» Exercise task
Your task is to output the listing word for word, with pictures excluded.
• • • • • • •
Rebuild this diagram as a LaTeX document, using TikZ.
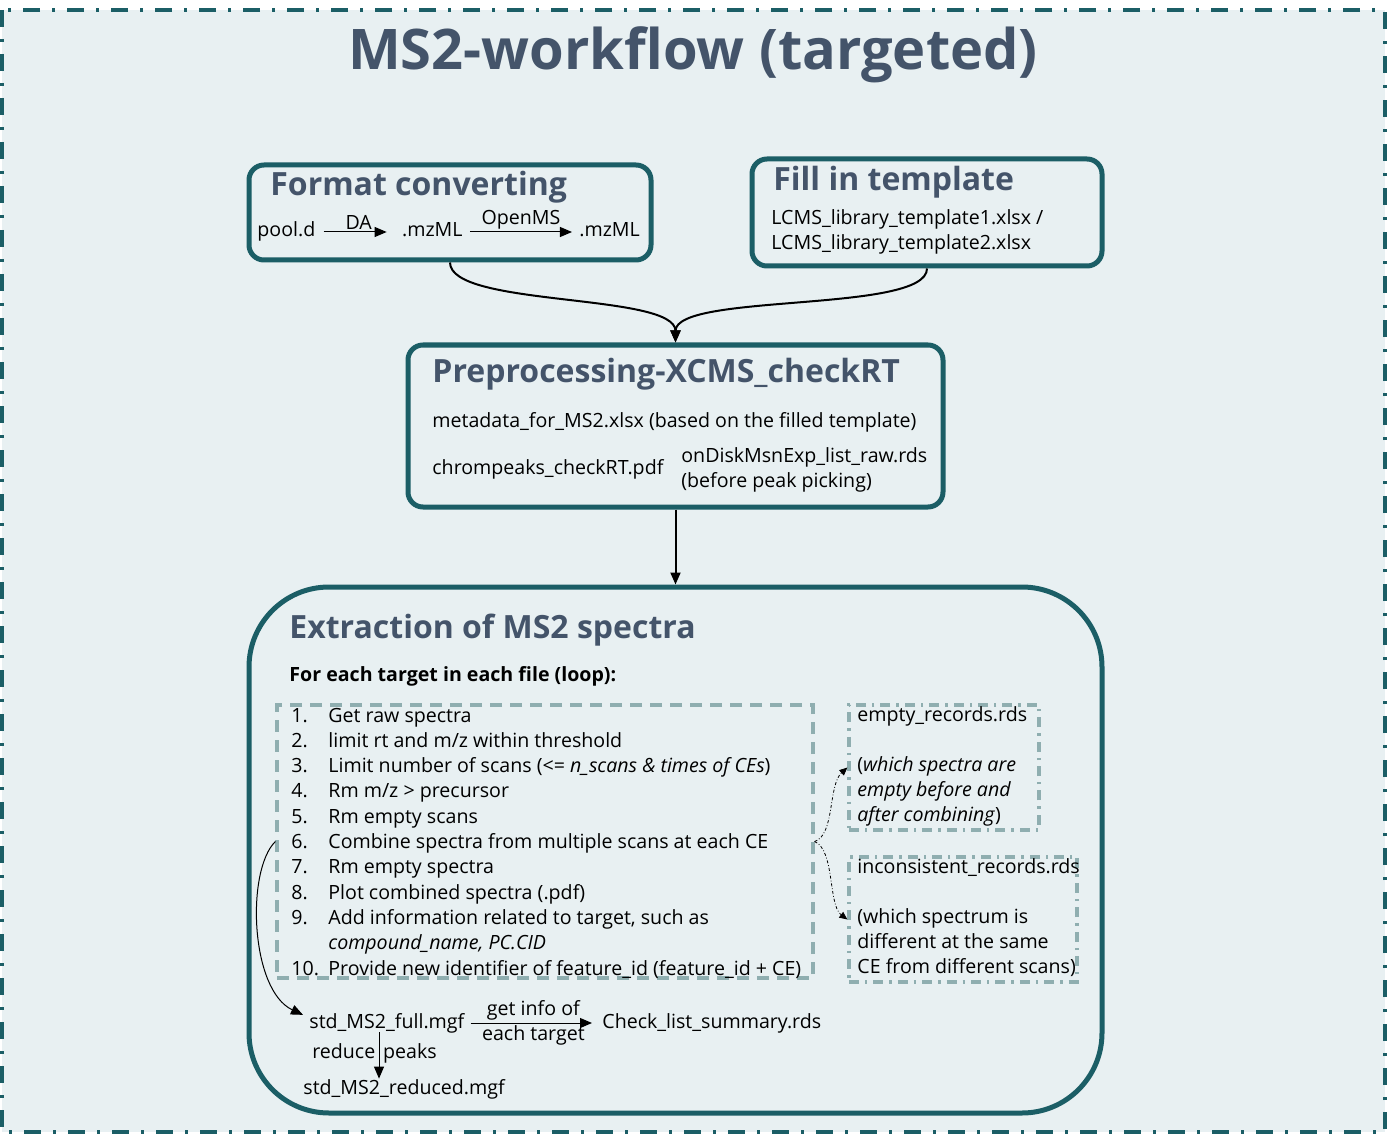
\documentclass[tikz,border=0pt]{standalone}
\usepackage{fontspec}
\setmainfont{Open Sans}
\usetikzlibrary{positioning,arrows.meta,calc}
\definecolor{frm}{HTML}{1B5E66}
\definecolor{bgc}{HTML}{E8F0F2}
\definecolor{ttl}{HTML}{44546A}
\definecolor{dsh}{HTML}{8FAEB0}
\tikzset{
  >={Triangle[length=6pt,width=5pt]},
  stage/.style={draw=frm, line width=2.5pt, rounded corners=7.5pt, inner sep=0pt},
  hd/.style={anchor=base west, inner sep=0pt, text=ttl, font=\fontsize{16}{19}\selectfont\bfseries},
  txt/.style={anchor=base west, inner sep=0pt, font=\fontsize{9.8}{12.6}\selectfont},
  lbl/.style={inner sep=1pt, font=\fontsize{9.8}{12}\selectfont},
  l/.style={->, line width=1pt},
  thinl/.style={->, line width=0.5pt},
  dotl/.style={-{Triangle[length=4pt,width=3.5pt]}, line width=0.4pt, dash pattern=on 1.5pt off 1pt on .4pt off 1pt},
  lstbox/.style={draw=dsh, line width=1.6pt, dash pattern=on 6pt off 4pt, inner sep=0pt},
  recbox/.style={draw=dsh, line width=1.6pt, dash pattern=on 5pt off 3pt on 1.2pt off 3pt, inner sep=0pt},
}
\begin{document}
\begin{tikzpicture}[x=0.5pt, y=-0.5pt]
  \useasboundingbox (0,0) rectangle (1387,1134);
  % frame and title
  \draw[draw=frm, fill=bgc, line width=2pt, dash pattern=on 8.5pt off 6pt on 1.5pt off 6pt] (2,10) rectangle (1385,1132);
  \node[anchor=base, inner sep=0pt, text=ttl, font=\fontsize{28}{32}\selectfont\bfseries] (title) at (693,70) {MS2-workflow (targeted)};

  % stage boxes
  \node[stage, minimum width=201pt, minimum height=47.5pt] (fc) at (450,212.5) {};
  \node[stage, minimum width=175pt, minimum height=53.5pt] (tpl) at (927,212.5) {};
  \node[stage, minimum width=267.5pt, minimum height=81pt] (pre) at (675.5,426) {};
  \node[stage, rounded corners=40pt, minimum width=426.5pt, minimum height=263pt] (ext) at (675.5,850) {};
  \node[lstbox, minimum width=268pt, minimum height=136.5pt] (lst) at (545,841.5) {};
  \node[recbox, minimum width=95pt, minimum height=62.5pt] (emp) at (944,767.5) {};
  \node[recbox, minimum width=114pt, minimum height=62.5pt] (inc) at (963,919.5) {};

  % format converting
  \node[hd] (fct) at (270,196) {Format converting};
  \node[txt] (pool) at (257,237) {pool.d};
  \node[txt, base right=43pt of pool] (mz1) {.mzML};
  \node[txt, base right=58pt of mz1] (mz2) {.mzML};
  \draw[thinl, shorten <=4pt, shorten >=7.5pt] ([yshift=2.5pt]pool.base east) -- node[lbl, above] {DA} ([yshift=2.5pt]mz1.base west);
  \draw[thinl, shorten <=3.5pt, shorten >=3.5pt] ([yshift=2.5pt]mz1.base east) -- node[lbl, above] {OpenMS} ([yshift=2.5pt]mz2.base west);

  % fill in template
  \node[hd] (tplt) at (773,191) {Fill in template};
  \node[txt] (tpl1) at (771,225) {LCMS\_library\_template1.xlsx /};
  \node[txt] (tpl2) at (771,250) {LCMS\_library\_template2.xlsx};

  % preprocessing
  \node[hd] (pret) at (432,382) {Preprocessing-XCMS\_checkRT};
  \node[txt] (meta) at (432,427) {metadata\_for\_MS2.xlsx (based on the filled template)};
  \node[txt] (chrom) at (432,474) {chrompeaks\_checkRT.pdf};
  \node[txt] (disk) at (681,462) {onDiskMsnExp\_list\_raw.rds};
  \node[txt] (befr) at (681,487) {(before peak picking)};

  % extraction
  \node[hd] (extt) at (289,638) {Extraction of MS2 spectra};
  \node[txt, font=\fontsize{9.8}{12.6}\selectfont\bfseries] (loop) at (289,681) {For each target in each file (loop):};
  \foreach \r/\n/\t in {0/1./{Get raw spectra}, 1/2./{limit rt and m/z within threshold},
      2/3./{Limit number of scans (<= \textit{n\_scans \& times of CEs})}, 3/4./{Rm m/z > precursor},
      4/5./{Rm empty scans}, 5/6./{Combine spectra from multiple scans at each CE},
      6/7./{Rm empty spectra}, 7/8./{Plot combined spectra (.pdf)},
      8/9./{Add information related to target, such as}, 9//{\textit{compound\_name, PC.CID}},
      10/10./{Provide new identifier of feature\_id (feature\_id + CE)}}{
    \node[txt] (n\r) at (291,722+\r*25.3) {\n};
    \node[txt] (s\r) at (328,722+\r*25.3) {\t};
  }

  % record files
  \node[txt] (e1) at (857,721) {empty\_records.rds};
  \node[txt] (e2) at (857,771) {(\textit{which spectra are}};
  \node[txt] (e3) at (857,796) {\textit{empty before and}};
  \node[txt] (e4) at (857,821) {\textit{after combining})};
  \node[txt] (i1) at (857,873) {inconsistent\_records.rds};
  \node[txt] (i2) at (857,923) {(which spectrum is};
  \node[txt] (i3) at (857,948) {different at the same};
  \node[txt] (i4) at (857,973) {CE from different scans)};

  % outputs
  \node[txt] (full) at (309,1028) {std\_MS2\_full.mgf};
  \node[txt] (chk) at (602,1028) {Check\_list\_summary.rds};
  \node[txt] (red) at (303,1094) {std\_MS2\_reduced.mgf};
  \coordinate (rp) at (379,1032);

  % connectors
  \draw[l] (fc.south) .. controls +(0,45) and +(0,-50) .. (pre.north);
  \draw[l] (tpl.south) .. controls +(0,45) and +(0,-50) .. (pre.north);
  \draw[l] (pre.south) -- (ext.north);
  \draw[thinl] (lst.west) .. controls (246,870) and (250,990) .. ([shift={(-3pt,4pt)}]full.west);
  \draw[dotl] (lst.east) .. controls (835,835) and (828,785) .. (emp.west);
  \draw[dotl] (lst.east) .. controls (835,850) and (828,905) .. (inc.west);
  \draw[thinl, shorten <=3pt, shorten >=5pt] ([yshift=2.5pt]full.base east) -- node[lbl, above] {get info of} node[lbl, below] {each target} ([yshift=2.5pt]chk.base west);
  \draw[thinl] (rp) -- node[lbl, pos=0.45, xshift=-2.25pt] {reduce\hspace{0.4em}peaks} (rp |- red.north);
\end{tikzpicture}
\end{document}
• • • • • • •
» Output for this exercise
Rebuild this diagram as a LaTeX document, using TikZ.
\documentclass[tikz,border=0pt]{standalone}
\usepackage{fontspec}
\setmainfont{Open Sans}
\usetikzlibrary{positioning,arrows.meta,calc}
\definecolor{frm}{HTML}{1B5E66}
\definecolor{bgc}{HTML}{E8F0F2}
\definecolor{ttl}{HTML}{44546A}
\definecolor{dsh}{HTML}{8FAEB0}
\tikzset{
  >={Triangle[length=6pt,width=5pt]},
  stage/.style={draw=frm, line width=2.5pt, rounded corners=7.5pt, inner sep=0pt},
  hd/.style={anchor=base west, inner sep=0pt, text=ttl, font=\fontsize{16}{19}\selectfont\bfseries},
  txt/.style={anchor=base west, inner sep=0pt, font=\fontsize{9.8}{12.6}\selectfont},
  lbl/.style={inner sep=1pt, font=\fontsize{9.8}{12}\selectfont},
  l/.style={->, line width=1pt},
  thinl/.style={->, line width=0.5pt},
  dotl/.style={-{Triangle[length=4pt,width=3.5pt]}, line width=0.4pt, dash pattern=on 1.5pt off 1pt on .4pt off 1pt},
  lstbox/.style={draw=dsh, line width=1.6pt, dash pattern=on 6pt off 4pt, inner sep=0pt},
  recbox/.style={draw=dsh, line width=1.6pt, dash pattern=on 5pt off 3pt on 1.2pt off 3pt, inner sep=0pt},
}
\begin{document}
\begin{tikzpicture}[x=0.5pt, y=-0.5pt]
  \useasboundingbox (0,0) rectangle (1387,1134);
  % frame and title
  \draw[draw=frm, fill=bgc, line width=2pt, dash pattern=on 8.5pt off 6pt on 1.5pt off 6pt] (2,10) rectangle (1385,1132);
  \node[anchor=base, inner sep=0pt, text=ttl, font=\fontsize{28}{32}\selectfont\bfseries] (title) at (693,70) {MS2-workflow (targeted)};

  % stage boxes
  \node[stage, minimum width=201pt, minimum height=47.5pt] (fc) at (450,212.5) {};
  \node[stage, minimum width=175pt, minimum height=53.5pt] (tpl) at (927,212.5) {};
  \node[stage, minimum width=267.5pt, minimum height=81pt] (pre) at (675.5,426) {};
  \node[stage, rounded corners=40pt, minimum width=426.5pt, minimum height=263pt] (ext) at (675.5,850) {};
  \node[lstbox, minimum width=268pt, minimum height=136.5pt] (lst) at (545,841.5) {};
  \node[recbox, minimum width=95pt, minimum height=62.5pt] (emp) at (944,767.5) {};
  \node[recbox, minimum width=114pt, minimum height=62.5pt] (inc) at (963,919.5) {};

  % format converting
  \node[hd] (fct) at (270,196) {Format converting};
  \node[txt] (pool) at (257,237) {pool.d};
  \node[txt, base right=43pt of pool] (mz1) {.mzML};
  \node[txt, base right=58pt of mz1] (mz2) {.mzML};
  \draw[thinl, shorten <=4pt, shorten >=7.5pt] ([yshift=2.5pt]pool.base east) -- node[lbl, above] {DA} ([yshift=2.5pt]mz1.base west);
  \draw[thinl, shorten <=3.5pt, shorten >=3.5pt] ([yshift=2.5pt]mz1.base east) -- node[lbl, above] {OpenMS} ([yshift=2.5pt]mz2.base west);

  % fill in template
  \node[hd] (tplt) at (773,191) {Fill in template};
  \node[txt] (tpl1) at (771,225) {LCMS\_library\_template1.xlsx /};
  \node[txt] (tpl2) at (771,250) {LCMS\_library\_template2.xlsx};

  % preprocessing
  \node[hd] (pret) at (432,382) {Preprocessing-XCMS\_checkRT};
  \node[txt] (meta) at (432,427) {metadata\_for\_MS2.xlsx (based on the filled template)};
  \node[txt] (chrom) at (432,474) {chrompeaks\_checkRT.pdf};
  \node[txt] (disk) at (681,462) {onDiskMsnExp\_list\_raw.rds};
  \node[txt] (befr) at (681,487) {(before peak picking)};

  % extraction
  \node[hd] (extt) at (289,638) {Extraction of MS2 spectra};
  \node[txt, font=\fontsize{9.8}{12.6}\selectfont\bfseries] (loop) at (289,681) {For each target in each file (loop):};
  \foreach \r/\n/\t in {0/1./{Get raw spectra}, 1/2./{limit rt and m/z within threshold},
      2/3./{Limit number of scans (<= \textit{n\_scans \& times of CEs})}, 3/4./{Rm m/z > precursor},
      4/5./{Rm empty scans}, 5/6./{Combine spectra from multiple scans at each CE},
      6/7./{Rm empty spectra}, 7/8./{Plot combined spectra (.pdf)},
      8/9./{Add information related to target, such as}, 9//{\textit{compound\_name, PC.CID}},
      10/10./{Provide new identifier of feature\_id (feature\_id + CE)}}{
    \node[txt] (n\r) at (291,722+\r*25.3) {\n};
    \node[txt] (s\r) at (328,722+\r*25.3) {\t};
  }

  % record files
  \node[txt] (e1) at (857,721) {empty\_records.rds};
  \node[txt] (e2) at (857,771) {(\textit{which spectra are}};
  \node[txt] (e3) at (857,796) {\textit{empty before and}};
  \node[txt] (e4) at (857,821) {\textit{after combining})};
  \node[txt] (i1) at (857,873) {inconsistent\_records.rds};
  \node[txt] (i2) at (857,923) {(which spectrum is};
  \node[txt] (i3) at (857,948) {different at the same};
  \node[txt] (i4) at (857,973) {CE from different scans)};

  % outputs
  \node[txt] (full) at (309,1028) {std\_MS2\_full.mgf};
  \node[txt] (chk) at (602,1028) {Check\_list\_summary.rds};
  \node[txt] (red) at (303,1094) {std\_MS2\_reduced.mgf};
  \coordinate (rp) at (379,1032);

  % connectors
  \draw[l] (fc.south) .. controls +(0,45) and +(0,-50) .. (pre.north);
  \draw[l] (tpl.south) .. controls +(0,45) and +(0,-50) .. (pre.north);
  \draw[l] (pre.south) -- (ext.north);
  \draw[thinl] (lst.west) .. controls (246,870) and (250,990) .. ([shift={(-3pt,4pt)}]full.west);
  \draw[dotl] (lst.east) .. controls (835,835) and (828,785) .. (emp.west);
  \draw[dotl] (lst.east) .. controls (835,850) and (828,905) .. (inc.west);
  \draw[thinl, shorten <=3pt, shorten >=5pt] ([yshift=2.5pt]full.base east) -- node[lbl, above] {get info of} node[lbl, below] {each target} ([yshift=2.5pt]chk.base west);
  \draw[thinl] (rp) -- node[lbl, pos=0.45, xshift=-2.25pt] {reduce\hspace{0.4em}peaks} (rp |- red.north);
\end{tikzpicture}
\end{document}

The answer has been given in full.